[Available data start]

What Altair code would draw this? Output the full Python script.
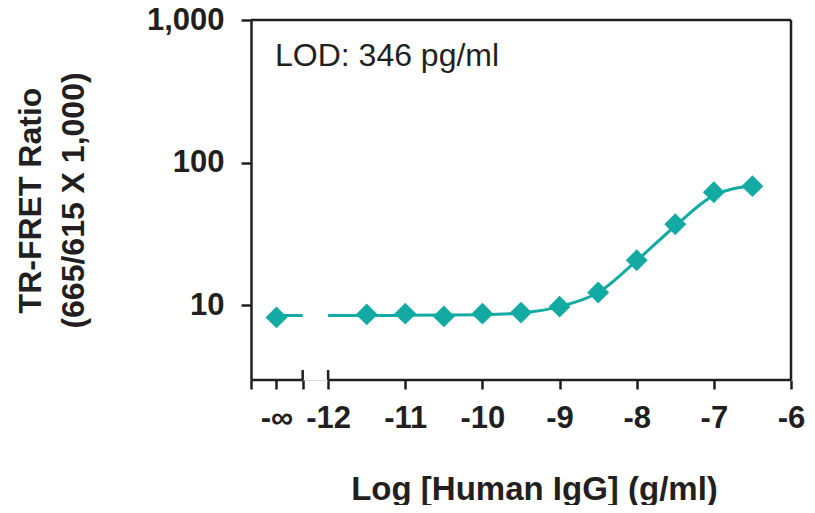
import altair as alt
import pandas as pd

# ---- data ----
conc_log = [-12.67, -11.5, -11.0, -10.5, -10.0, -9.5, -9.0, -8.5, -8.0, -7.5, -7.0, -6.5]  # -12.67 = "-inf" (blank)
ratio = [8.24, 8.65, 8.75, 8.37, 8.75, 8.9, 9.8, 12.3, 20.7, 37.0, 62.0, 68.5]

fit_x = [-12.0, -11.5, -11.0, -10.5, -10.0, -9.5, -9.0, -8.5, -8.0, -7.5, -7.0, -6.5]
fit_y = [8.5, 8.5, 8.52, 8.55, 8.6, 8.85, 9.8, 12.3, 20.6, 36.0, 59.0, 69.0]

blank_x = [-12.67, -12.33]
blank_y = [8.5, 8.5]

x_tick_values = [-13, -12.67, -12.33, -12, -11, -10, -9, -8, -7, -6]
y_tick_values = [10, 100, 1000]
lod_text = "LOD: 346 pg/ml"

TEAL = "#14aaa4"
INK = "#231f20"
FONT = "Liberation Sans"

# axis structure (broken x axis)
X_MIN, X_MAX = -13, -6
BREAK_L, BREAK_R = -12.33, -12
Y_MIN, Y_MAX = 3, 1000
W, H = 540, 360

pts = pd.DataFrame({"x": conc_log, "y": ratio})
fit = pd.DataFrame({"x": fit_x, "y": fit_y})
blank = pd.DataFrame({"x": blank_x, "y": blank_y})

x_scale = alt.Scale(domain=[X_MIN, X_MAX], nice=False, zero=False)
y_scale = alt.Scale(type="log", domain=[Y_MIN, Y_MAX], nice=False)

label_expr = (
    "(datum.value < -12.5 && datum.value > -12.8) ? '-\u221e' : "
    "((datum.value >= -12 && datum.value == round(datum.value)) ? toString(datum.value) : '')"
)

x_axis = alt.Axis(
    values=x_tick_values,
    labelExpr=label_expr,
    domain=False,
    grid=False,
    ticks=True,
    tickSize=9,
    tickWidth=2.5,
    tickColor=INK,
    labelFont=FONT,
    labelFontSize=31,
    labelFontWeight="bold",
    labelColor=INK,
    labelPadding=14,
    labelAngle=0,
    labelFlush=False,
    labelOverlap=False,
    title="Log [Human IgG] (g/ml)",
    titleFont=FONT,
    titleFontSize=33,
    titleFontWeight="bold",
    titleColor=INK,
    titleX=283,
    titleY=119,
    titleAlign="center",
    titleBaseline="alphabetic",
)

y_axis = alt.Axis(
    values=y_tick_values,
    format=",",
    domain=True,
    domainWidth=2.5,
    domainColor=INK,
    grid=False,
    tickSize=10,
    tickWidth=2.5,
    tickColor=INK,
    labelFont=FONT,
    labelFontSize=31,
    labelFontWeight="bold",
    labelColor=INK,
    labelPadding=17,
    title=["TR-FRET Ratio", "(665/615 X 1,000)"],
    titleFont=FONT,
    titleFontSize=32,
    titleFontWeight="bold",
    titleColor=INK,
    titleAngle=-90,
    titleAlign="center",
    titleBaseline="top",
    titleLineHeight=43,
    titleX=-236,
    titleY=180,
)

base_x = alt.X("x:Q", scale=x_scale, axis=x_axis)
base_y = alt.Y("y:Q", scale=y_scale, axis=y_axis)

fit_line = alt.Chart(fit).mark_line(
    color=TEAL, strokeWidth=3, interpolate="monotone"
).encode(x=base_x, y=base_y)

blank_line = alt.Chart(blank).mark_line(color=TEAL, strokeWidth=3).encode(
    x=alt.X("x:Q", scale=x_scale), y=alt.Y("y:Q", scale=y_scale)
)

points = alt.Chart(pts).mark_point(
    shape="diamond", filled=True, size=480, color=TEAL, opacity=1
).encode(x=alt.X("x:Q", scale=x_scale), y=alt.Y("y:Q", scale=y_scale))

frame = pd.DataFrame({
    "x": [X_MIN, BREAK_R, X_MIN, X_MAX],
    "x2": [BREAK_L, X_MAX, X_MAX, X_MAX],
    "kind": ["bottom", "bottom", "top", "right"],
})

stroke = dict(color=INK, strokeWidth=2.5)

bottom_rules = alt.Chart(frame).transform_filter("datum.kind == 'bottom'").mark_rule(**stroke).encode(
    x=alt.X("x:Q", scale=x_scale), x2="x2:Q", y=alt.value(H)
)
top_rule = alt.Chart(frame).transform_filter("datum.kind == 'top'").mark_rule(**stroke).encode(
    x=alt.X("x:Q", scale=x_scale), x2="x2:Q", y=alt.value(0)
)
right_rule = alt.Chart(frame).transform_filter("datum.kind == 'right'").mark_rule(**stroke).encode(
    x=alt.X("x:Q", scale=x_scale), y=alt.value(0), y2=alt.value(H)
)

caps = pd.DataFrame({"x": [BREAK_L, BREAK_R]})
cap_rules = alt.Chart(caps).mark_rule(**stroke).encode(
    x=alt.X("x:Q", scale=x_scale), y=alt.value(H - 10), y2=alt.value(H)
)

lod = alt.Chart(pd.DataFrame({"t": [lod_text]})).mark_text(
    font=FONT, fontSize=32, color=INK, align="left", baseline="middle"
).encode(text="t:N", x=alt.value(24), y=alt.value(36))

chart = alt.layer(
    fit_line, blank_line, points, bottom_rules, top_rule, right_rule, cap_rules, lod
).properties(
    width=W,
    height=H,
    autosize=alt.AutoSizeParams(type="none"),
    padding={"left": 243, "top": 12, "right": 16, "bottom": 125},
).configure_view(stroke=None).configure(background="white")

chart.save("out.html", embed_options={"renderer": "svg", "actions": False})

[Available data end]

-- What is needed --
Reproduce all of the material above word for word. Omit the pictures.

-- Solution below --
What Altair code would draw this? Output the full Python script.
import altair as alt
import pandas as pd

# ---- data ----
conc_log = [-12.67, -11.5, -11.0, -10.5, -10.0, -9.5, -9.0, -8.5, -8.0, -7.5, -7.0, -6.5]  # -12.67 = "-inf" (blank)
ratio = [8.24, 8.65, 8.75, 8.37, 8.75, 8.9, 9.8, 12.3, 20.7, 37.0, 62.0, 68.5]

fit_x = [-12.0, -11.5, -11.0, -10.5, -10.0, -9.5, -9.0, -8.5, -8.0, -7.5, -7.0, -6.5]
fit_y = [8.5, 8.5, 8.52, 8.55, 8.6, 8.85, 9.8, 12.3, 20.6, 36.0, 59.0, 69.0]

blank_x = [-12.67, -12.33]
blank_y = [8.5, 8.5]

x_tick_values = [-13, -12.67, -12.33, -12, -11, -10, -9, -8, -7, -6]
y_tick_values = [10, 100, 1000]
lod_text = "LOD: 346 pg/ml"

TEAL = "#14aaa4"
INK = "#231f20"
FONT = "Liberation Sans"

# axis structure (broken x axis)
X_MIN, X_MAX = -13, -6
BREAK_L, BREAK_R = -12.33, -12
Y_MIN, Y_MAX = 3, 1000
W, H = 540, 360

pts = pd.DataFrame({"x": conc_log, "y": ratio})
fit = pd.DataFrame({"x": fit_x, "y": fit_y})
blank = pd.DataFrame({"x": blank_x, "y": blank_y})

x_scale = alt.Scale(domain=[X_MIN, X_MAX], nice=False, zero=False)
y_scale = alt.Scale(type="log", domain=[Y_MIN, Y_MAX], nice=False)

label_expr = (
    "(datum.value < -12.5 && datum.value > -12.8) ? '-\u221e' : "
    "((datum.value >= -12 && datum.value == round(datum.value)) ? toString(datum.value) : '')"
)

x_axis = alt.Axis(
    values=x_tick_values,
    labelExpr=label_expr,
    domain=False,
    grid=False,
    ticks=True,
    tickSize=9,
    tickWidth=2.5,
    tickColor=INK,
    labelFont=FONT,
    labelFontSize=31,
    labelFontWeight="bold",
    labelColor=INK,
    labelPadding=14,
    labelAngle=0,
    labelFlush=False,
    labelOverlap=False,
    title="Log [Human IgG] (g/ml)",
    titleFont=FONT,
    titleFontSize=33,
    titleFontWeight="bold",
    titleColor=INK,
    titleX=283,
    titleY=119,
    titleAlign="center",
    titleBaseline="alphabetic",
)

y_axis = alt.Axis(
    values=y_tick_values,
    format=",",
    domain=True,
    domainWidth=2.5,
    domainColor=INK,
    grid=False,
    tickSize=10,
    tickWidth=2.5,
    tickColor=INK,
    labelFont=FONT,
    labelFontSize=31,
    labelFontWeight="bold",
    labelColor=INK,
    labelPadding=17,
    title=["TR-FRET Ratio", "(665/615 X 1,000)"],
    titleFont=FONT,
    titleFontSize=32,
    titleFontWeight="bold",
    titleColor=INK,
    titleAngle=-90,
    titleAlign="center",
    titleBaseline="top",
    titleLineHeight=43,
    titleX=-236,
    titleY=180,
)

base_x = alt.X("x:Q", scale=x_scale, axis=x_axis)
base_y = alt.Y("y:Q", scale=y_scale, axis=y_axis)

fit_line = alt.Chart(fit).mark_line(
    color=TEAL, strokeWidth=3, interpolate="monotone"
).encode(x=base_x, y=base_y)

blank_line = alt.Chart(blank).mark_line(color=TEAL, strokeWidth=3).encode(
    x=alt.X("x:Q", scale=x_scale), y=alt.Y("y:Q", scale=y_scale)
)

points = alt.Chart(pts).mark_point(
    shape="diamond", filled=True, size=480, color=TEAL, opacity=1
).encode(x=alt.X("x:Q", scale=x_scale), y=alt.Y("y:Q", scale=y_scale))

frame = pd.DataFrame({
    "x": [X_MIN, BREAK_R, X_MIN, X_MAX],
    "x2": [BREAK_L, X_MAX, X_MAX, X_MAX],
    "kind": ["bottom", "bottom", "top", "right"],
})

stroke = dict(color=INK, strokeWidth=2.5)

bottom_rules = alt.Chart(frame).transform_filter("datum.kind == 'bottom'").mark_rule(**stroke).encode(
    x=alt.X("x:Q", scale=x_scale), x2="x2:Q", y=alt.value(H)
)
top_rule = alt.Chart(frame).transform_filter("datum.kind == 'top'").mark_rule(**stroke).encode(
    x=alt.X("x:Q", scale=x_scale), x2="x2:Q", y=alt.value(0)
)
right_rule = alt.Chart(frame).transform_filter("datum.kind == 'right'").mark_rule(**stroke).encode(
    x=alt.X("x:Q", scale=x_scale), y=alt.value(0), y2=alt.value(H)
)

caps = pd.DataFrame({"x": [BREAK_L, BREAK_R]})
cap_rules = alt.Chart(caps).mark_rule(**stroke).encode(
    x=alt.X("x:Q", scale=x_scale), y=alt.value(H - 10), y2=alt.value(H)
)

lod = alt.Chart(pd.DataFrame({"t": [lod_text]})).mark_text(
    font=FONT, fontSize=32, color=INK, align="left", baseline="middle"
).encode(text="t:N", x=alt.value(24), y=alt.value(36))

chart = alt.layer(
    fit_line, blank_line, points, bottom_rules, top_rule, right_rule, cap_rules, lod
).properties(
    width=W,
    height=H,
    autosize=alt.AutoSizeParams(type="none"),
    padding={"left": 243, "top": 12, "right": 16, "bottom": 125},
).configure_view(stroke=None).configure(background="white")

chart.save("out.html", embed_options={"renderer": "svg", "actions": False})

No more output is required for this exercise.